2006年03月25日 | 敷金と原状回復
(問)東京でも敷金返還請求裁判で自然損耗を含む原状回復特約は消費者契約法10条に違反し無効という判決があり、敷金全額が返還されたということですが、どんな内容の裁判だったのか。
(答)2005年11月29日の東京簡易裁判所の敷金返還裁判で自然損耗を含む原状回復を総て借主の費用負担で行わせる特約の有効性を争った訴訟で、その特約が消費者契約法10条に違反し無効とされた。そして貸主に対して敷金全額(13万6000円)の返還を命ずる判決があった。


 裁判の概要
 借主は貸主のA株式会社との間で平成8年3月、杉並のマンションの賃貸借契約を締結した。その後、2年毎の合意契約での更新を3回繰返し、平成16年3月1日に法定更新された。被告(新家主)は平成16年7月22日に所有権を取得し、賃貸人の地位を承継した。借主は平成16年9月23日に居室を明渡し、預け入れていた敷金13万6000円の返還を新家主に求めた。
 ところが、新家主は「原状回復特約」による修復費用が18万390円で、敷金から控除すると追加費用が発生するので、その分(4万4390円)を支払えと反訴請求をして来た。


 裁判の判断
 東京簡易裁判所は、「契約書第11条に『明渡しの時は、原状に復するものとし、又、借主は故意及び過失を問わず、本物件に損害を与えた場合は直ちに原状に復し、損害賠償の責に任ずるものとする』と合意されている」この合意は「自然損耗等についての原状回復費用も負担することを定めたものといえる」と自然損耗を含めた原状回復特約の成立を認定した。

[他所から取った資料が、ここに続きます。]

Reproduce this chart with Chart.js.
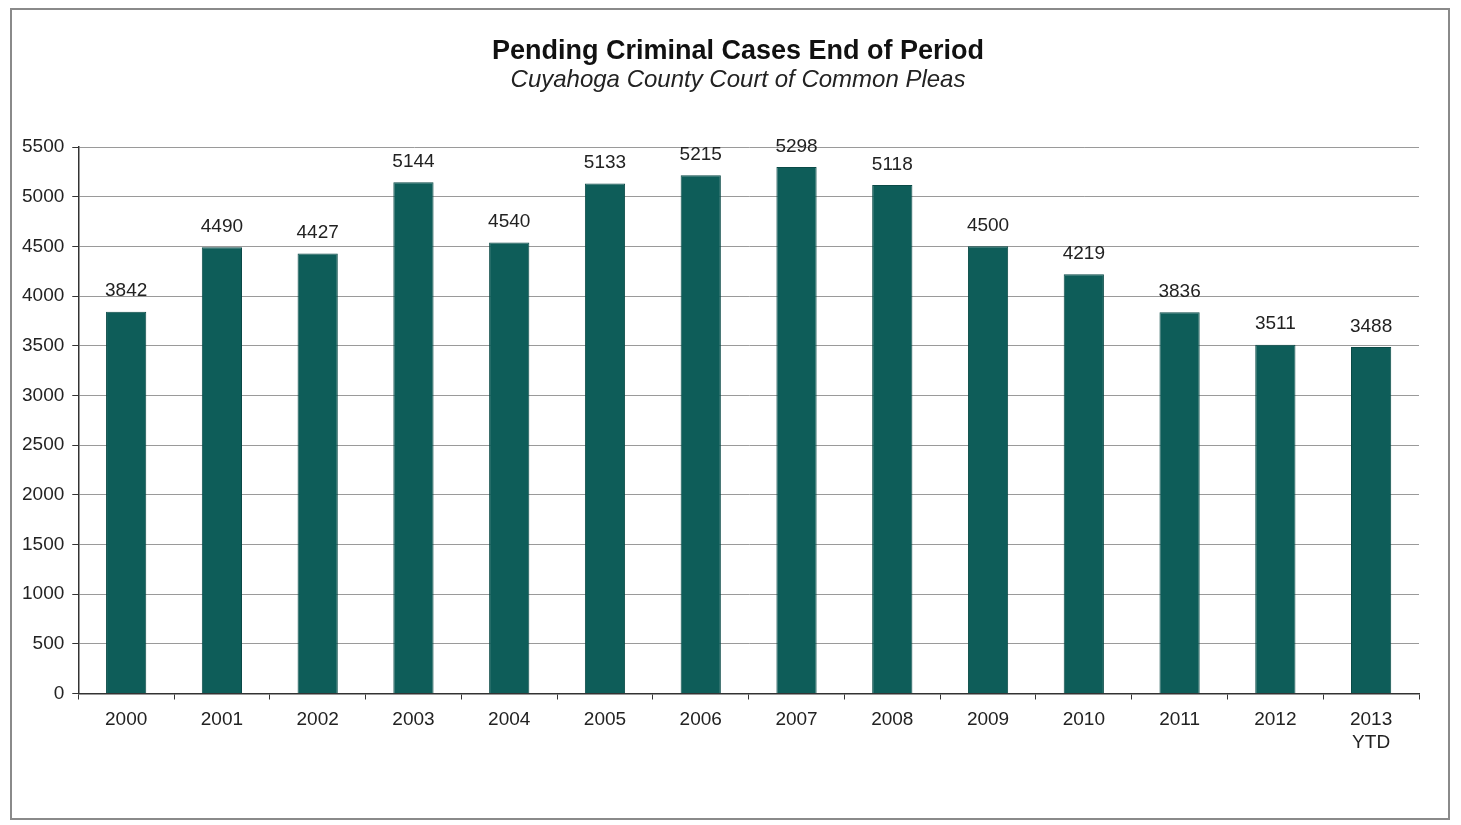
<!DOCTYPE html>
<html>
<head>
<meta charset="utf-8">
<script src="https://cdn.jsdelivr.net/npm/chart.js@4.4.0/dist/chart.umd.min.js"></script>
<style>
  html, body { margin: 0; padding: 0; background: #fff; }
  #frame { position: absolute; left: 10px; top: 8px; width: 1440px; height: 812px; border: 2px solid #8a8a8a; box-sizing: border-box; }
  #wrap { position: absolute; left: 0; top: 0; width: 1461px; height: 825px; }
</style>
</head>
<body>
<div id="frame"></div>
<div id="wrap"><canvas id="pendingChart"></canvas></div>
<script>
// 数据
const years = ['2000', '2001', '2002', '2003', '2004', '2005', '2006', '2007', '2008', '2009', '2010', '2011', '2012', ['2013', 'YTD']];
const pendingCases = [3842, 4490, 4427, 5144, 4540, 5133, 5215, 5298, 5118, 4500, 4219, 3836, 3511, 3488];
const yTicks = [0, 500, 1000, 1500, 2000, 2500, 3000, 3500, 4000, 4500, 5000, 5500];
const chartTitle = 'Pending Criminal Cases End of Period';
const chartSubtitle = 'Cuyahoga County Court of Common Pleas';

const fontFamily = '"Liberation Sans", Arial, sans-serif';

// 标题（居中于外框）
const headerText = {
    id: 'headerText',
    afterDraw(chart) {
        const ctx = chart.ctx;
        const cx = 738;
        ctx.save();
        ctx.textAlign = 'center';
        ctx.textBaseline = 'middle';
        ctx.fillStyle = '#111';
        ctx.font = 'bold 27px ' + fontFamily;
        ctx.fillText(chartTitle, cx, 52);
        ctx.fillStyle = '#222';
        ctx.font = 'italic 24px ' + fontFamily;
        ctx.fillText(chartSubtitle, cx, 80);
        ctx.restore();
    }
};

// 柱顶数值标签
const valueLabels = {
    id: 'valueLabels',
    afterDatasetsDraw(chart) {
        const ctx = chart.ctx;
        const meta = chart.getDatasetMeta(0);
        ctx.save();
        ctx.font = '19px ' + fontFamily;
        ctx.fillStyle = '#222';
        ctx.textAlign = 'center';
        ctx.textBaseline = 'bottom';
        meta.data.forEach((bar, i) => {
            ctx.fillText(String(pendingCases[i]), bar.x, bar.y - 11);
        });
        ctx.restore();
    }
};

new Chart(document.getElementById('pendingChart').getContext('2d'), {
    type: 'bar',
    data: {
        labels: years,
        datasets: [{
            label: 'Pending Criminal Cases',
            data: pendingCases,
            backgroundColor: '#0e5d59',
            borderColor: '#0a4a47',
            borderWidth: 1,
            categoryPercentage: 1.0,
            barPercentage: 0.42
        }]
    },
    options: {
        responsive: true,
        maintainAspectRatio: false,
        animation: false,
        layout: { padding: { top: 147, left: 14, right: 42, bottom: 62 } },
        plugins: {
            legend: { display: false },
            tooltip: { enabled: false },
            title: { display: false },
            subtitle: { display: false }
        },
        scales: {
            y: {
                min: 0,
                max: 5500,
                afterBuildTicks(axis) {
                    axis.ticks = yTicks.map(v => ({ value: v }));
                },
                ticks: {
                    color: '#222',
                    padding: 8,
                    font: { family: fontFamily, size: 19 },
                    callback: value => String(value)
                },
                grid: {
                    color: '#9a9a9a',
                    lineWidth: 1,
                    tickLength: 6,
                    tickColor: '#333'
                },
                border: { color: '#333', width: 1.5 }
            },
            x: {
                offset: true,
                ticks: {
                    color: '#222',
                    padding: 8,
                    font: { family: fontFamily, size: 19, lineHeight: 1.25 }
                },
                grid: {
                    offset: true,
                    drawOnChartArea: false,
                    tickLength: 6,
                    tickColor: '#333'
                },
                border: { color: '#333', width: 1.5 }
            }
        }
    },
    plugins: [valueLabels, headerText]
});
</script>
</body>
</html>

 その上で「貸主において使用の対価である賃料を受領しながら、賃貸期間中の自然損耗等の原状回復費用を借主に負担させることは、借主に二重の負担を強いることになり、貸主に不当な利得を生じさせる一方、借主には不利益であり、信義則に反する」加えて「自然損耗等についての原状回復義務を借主が負担するとの合意部分は、民法の任意規定の適用による場合に比べ、借主の義務を加重し、信義則に反して借主の利益を一方的に害しており、消費者契約法10条に該当し、無効である」として東京簡裁は敷金の全額返還を命じた。